SHORT TASK
Write out word for word each line of the records, beginning at the first and stopping after the line with "27, 28, 30]". Leave the pictures out.

MATERIAL FOR THIS TASK
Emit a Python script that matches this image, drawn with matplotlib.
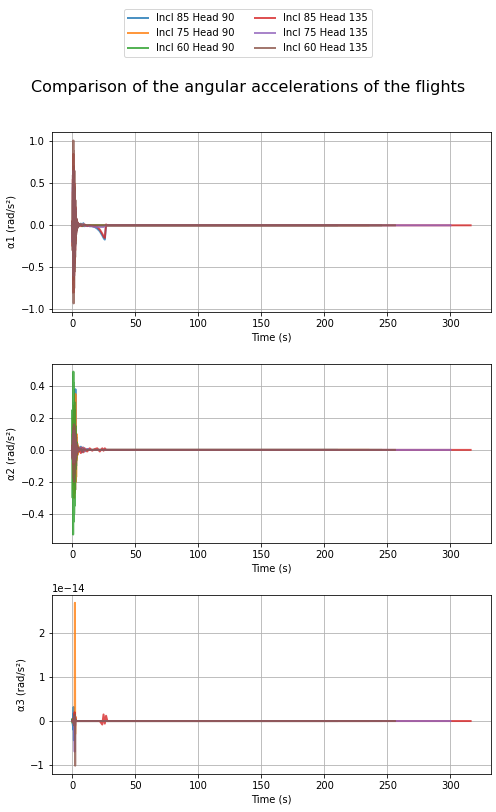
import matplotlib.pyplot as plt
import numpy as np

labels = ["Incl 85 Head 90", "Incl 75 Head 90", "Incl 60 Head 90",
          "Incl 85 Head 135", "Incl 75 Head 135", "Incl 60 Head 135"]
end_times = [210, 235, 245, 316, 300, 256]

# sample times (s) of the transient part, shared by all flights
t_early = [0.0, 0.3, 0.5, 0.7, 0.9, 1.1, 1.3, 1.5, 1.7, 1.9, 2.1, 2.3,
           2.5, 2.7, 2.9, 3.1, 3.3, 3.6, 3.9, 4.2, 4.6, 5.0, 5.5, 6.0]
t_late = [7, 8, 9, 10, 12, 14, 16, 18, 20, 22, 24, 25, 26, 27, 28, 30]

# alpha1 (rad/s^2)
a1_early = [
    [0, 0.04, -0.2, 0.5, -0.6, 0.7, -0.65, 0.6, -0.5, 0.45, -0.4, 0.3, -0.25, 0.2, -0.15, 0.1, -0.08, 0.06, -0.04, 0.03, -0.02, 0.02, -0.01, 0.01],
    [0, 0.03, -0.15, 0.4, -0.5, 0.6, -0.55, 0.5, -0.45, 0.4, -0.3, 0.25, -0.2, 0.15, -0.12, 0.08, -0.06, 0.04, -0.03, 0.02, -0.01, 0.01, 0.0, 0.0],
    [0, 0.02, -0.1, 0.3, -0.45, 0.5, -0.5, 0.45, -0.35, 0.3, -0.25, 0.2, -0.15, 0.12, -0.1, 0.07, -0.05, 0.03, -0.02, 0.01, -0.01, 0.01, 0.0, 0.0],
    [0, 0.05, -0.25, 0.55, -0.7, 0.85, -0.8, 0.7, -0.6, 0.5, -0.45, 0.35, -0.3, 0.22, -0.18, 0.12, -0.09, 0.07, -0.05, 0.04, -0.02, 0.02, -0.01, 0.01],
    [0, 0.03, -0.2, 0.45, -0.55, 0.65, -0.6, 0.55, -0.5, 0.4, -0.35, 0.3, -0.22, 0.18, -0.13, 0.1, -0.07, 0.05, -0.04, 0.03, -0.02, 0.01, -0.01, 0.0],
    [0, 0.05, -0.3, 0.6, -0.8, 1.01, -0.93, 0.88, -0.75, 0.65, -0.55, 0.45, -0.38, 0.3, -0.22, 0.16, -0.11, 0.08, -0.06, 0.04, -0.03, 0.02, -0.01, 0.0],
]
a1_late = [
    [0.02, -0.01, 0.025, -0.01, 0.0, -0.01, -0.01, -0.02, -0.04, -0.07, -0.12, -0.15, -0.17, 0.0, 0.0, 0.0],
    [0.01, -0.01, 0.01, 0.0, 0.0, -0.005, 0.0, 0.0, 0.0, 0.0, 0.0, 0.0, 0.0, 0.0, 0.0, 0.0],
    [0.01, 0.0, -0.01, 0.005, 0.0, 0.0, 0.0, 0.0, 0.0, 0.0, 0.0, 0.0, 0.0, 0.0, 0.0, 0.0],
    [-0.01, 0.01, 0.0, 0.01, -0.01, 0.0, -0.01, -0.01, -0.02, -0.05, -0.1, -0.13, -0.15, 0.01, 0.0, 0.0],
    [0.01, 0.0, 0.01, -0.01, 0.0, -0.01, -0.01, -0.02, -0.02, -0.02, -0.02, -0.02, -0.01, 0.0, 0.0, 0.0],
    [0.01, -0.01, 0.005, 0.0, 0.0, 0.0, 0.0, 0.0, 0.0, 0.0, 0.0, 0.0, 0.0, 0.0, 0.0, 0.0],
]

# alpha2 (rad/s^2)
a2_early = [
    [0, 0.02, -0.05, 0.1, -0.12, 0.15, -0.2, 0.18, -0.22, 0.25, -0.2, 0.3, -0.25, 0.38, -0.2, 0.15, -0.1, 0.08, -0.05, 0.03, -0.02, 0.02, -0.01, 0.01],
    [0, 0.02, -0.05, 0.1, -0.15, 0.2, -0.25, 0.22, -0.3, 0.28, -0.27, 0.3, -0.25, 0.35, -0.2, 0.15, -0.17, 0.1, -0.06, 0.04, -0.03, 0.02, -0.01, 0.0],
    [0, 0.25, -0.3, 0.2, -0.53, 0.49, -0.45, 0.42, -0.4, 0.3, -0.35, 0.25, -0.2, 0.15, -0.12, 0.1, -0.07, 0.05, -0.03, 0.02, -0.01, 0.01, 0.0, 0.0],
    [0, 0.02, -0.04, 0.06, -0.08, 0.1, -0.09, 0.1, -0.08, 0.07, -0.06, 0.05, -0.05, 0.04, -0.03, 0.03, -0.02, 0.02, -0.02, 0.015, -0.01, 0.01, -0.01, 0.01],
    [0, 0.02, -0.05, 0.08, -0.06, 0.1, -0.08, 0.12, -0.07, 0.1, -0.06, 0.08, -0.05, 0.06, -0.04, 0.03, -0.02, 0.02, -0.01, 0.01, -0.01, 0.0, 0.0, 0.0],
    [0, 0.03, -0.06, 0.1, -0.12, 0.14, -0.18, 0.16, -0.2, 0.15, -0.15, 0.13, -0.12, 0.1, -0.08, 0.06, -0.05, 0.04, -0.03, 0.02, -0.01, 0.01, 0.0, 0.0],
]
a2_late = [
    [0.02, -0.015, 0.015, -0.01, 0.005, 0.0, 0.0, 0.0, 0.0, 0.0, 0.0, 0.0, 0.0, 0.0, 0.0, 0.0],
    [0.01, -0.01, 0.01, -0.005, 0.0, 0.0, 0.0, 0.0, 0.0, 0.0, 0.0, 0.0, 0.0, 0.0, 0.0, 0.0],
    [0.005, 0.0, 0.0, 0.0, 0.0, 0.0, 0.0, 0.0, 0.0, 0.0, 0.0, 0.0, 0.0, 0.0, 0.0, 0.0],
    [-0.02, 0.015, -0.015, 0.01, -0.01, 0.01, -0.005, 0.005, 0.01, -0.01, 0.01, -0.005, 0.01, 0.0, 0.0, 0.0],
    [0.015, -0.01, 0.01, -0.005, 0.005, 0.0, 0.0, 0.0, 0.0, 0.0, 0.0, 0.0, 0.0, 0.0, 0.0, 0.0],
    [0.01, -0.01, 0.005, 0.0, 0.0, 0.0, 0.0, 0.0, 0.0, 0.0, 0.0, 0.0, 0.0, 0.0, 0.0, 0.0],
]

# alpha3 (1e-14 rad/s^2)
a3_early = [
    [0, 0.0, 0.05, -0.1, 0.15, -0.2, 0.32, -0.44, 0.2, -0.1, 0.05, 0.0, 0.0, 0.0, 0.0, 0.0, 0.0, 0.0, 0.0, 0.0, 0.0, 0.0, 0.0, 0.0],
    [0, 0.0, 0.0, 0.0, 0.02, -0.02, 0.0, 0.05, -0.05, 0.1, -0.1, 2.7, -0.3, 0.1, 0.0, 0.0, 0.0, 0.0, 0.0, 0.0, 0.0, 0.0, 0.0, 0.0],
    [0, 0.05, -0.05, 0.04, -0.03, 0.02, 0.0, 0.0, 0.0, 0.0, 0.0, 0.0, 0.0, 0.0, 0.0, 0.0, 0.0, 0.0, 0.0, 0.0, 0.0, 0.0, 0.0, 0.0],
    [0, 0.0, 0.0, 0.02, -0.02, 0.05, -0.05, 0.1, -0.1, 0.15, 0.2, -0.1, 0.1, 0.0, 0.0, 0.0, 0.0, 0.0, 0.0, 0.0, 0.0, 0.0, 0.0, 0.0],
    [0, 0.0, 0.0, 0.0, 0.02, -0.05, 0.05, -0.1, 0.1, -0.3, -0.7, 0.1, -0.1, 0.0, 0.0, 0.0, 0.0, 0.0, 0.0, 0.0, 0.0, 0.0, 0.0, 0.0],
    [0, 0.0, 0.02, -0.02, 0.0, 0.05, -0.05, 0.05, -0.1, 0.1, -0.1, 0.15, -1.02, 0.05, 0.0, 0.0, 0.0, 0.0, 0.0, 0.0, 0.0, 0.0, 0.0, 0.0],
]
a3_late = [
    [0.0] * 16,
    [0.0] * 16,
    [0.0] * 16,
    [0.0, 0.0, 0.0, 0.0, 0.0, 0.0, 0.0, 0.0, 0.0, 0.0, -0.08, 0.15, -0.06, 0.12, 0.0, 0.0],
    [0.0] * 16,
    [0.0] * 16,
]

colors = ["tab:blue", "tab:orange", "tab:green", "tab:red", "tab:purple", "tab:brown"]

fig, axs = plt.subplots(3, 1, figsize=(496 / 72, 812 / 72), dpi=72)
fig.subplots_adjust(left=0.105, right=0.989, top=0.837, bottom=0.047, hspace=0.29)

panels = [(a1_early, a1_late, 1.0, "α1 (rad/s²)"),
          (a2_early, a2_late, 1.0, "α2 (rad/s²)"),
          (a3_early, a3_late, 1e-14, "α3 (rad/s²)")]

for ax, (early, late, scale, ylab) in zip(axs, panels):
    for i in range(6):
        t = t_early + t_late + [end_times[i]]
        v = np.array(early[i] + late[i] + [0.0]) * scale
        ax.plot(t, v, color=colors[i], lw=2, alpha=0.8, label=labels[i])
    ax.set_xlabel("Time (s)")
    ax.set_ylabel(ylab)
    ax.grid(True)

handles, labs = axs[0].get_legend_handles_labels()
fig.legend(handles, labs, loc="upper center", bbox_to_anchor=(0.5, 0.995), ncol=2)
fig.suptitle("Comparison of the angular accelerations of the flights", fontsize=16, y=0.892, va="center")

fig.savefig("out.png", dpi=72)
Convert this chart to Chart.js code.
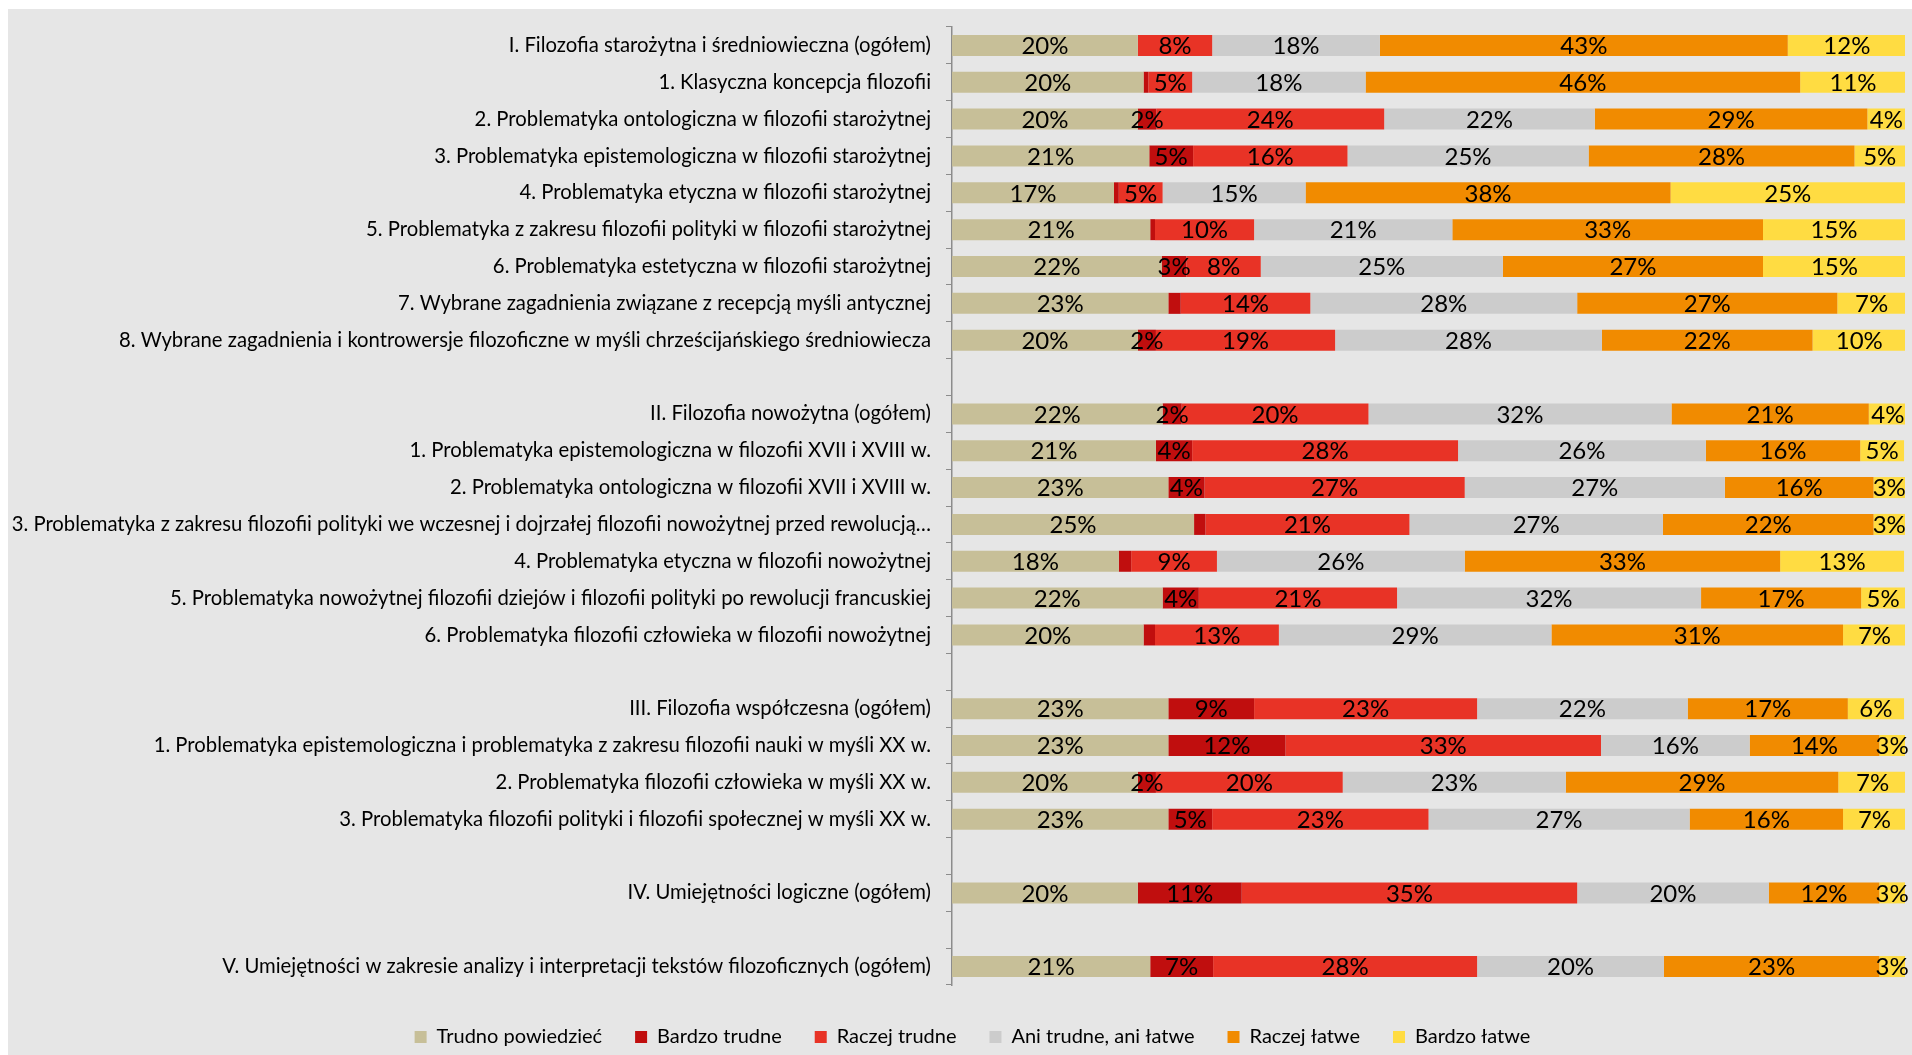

OUTPUT FOR THIS EXERCISE
Emit a Python script that matches this image, drawn with matplotlib.
import matplotlib.pyplot as plt
import numpy as np

labels = ["Incl 85 Head 90", "Incl 75 Head 90", "Incl 60 Head 90",
          "Incl 85 Head 135", "Incl 75 Head 135", "Incl 60 Head 135"]
end_times = [210, 235, 245, 316, 300, 256]

# sample times (s) of the transient part, shared by all flights
t_early = [0.0, 0.3, 0.5, 0.7, 0.9, 1.1, 1.3, 1.5, 1.7, 1.9, 2.1, 2.3,
           2.5, 2.7, 2.9, 3.1, 3.3, 3.6, 3.9, 4.2, 4.6, 5.0, 5.5, 6.0]
t_late = [7, 8, 9, 10, 12, 14, 16, 18, 20, 22, 24, 25, 26, 27, 28, 30]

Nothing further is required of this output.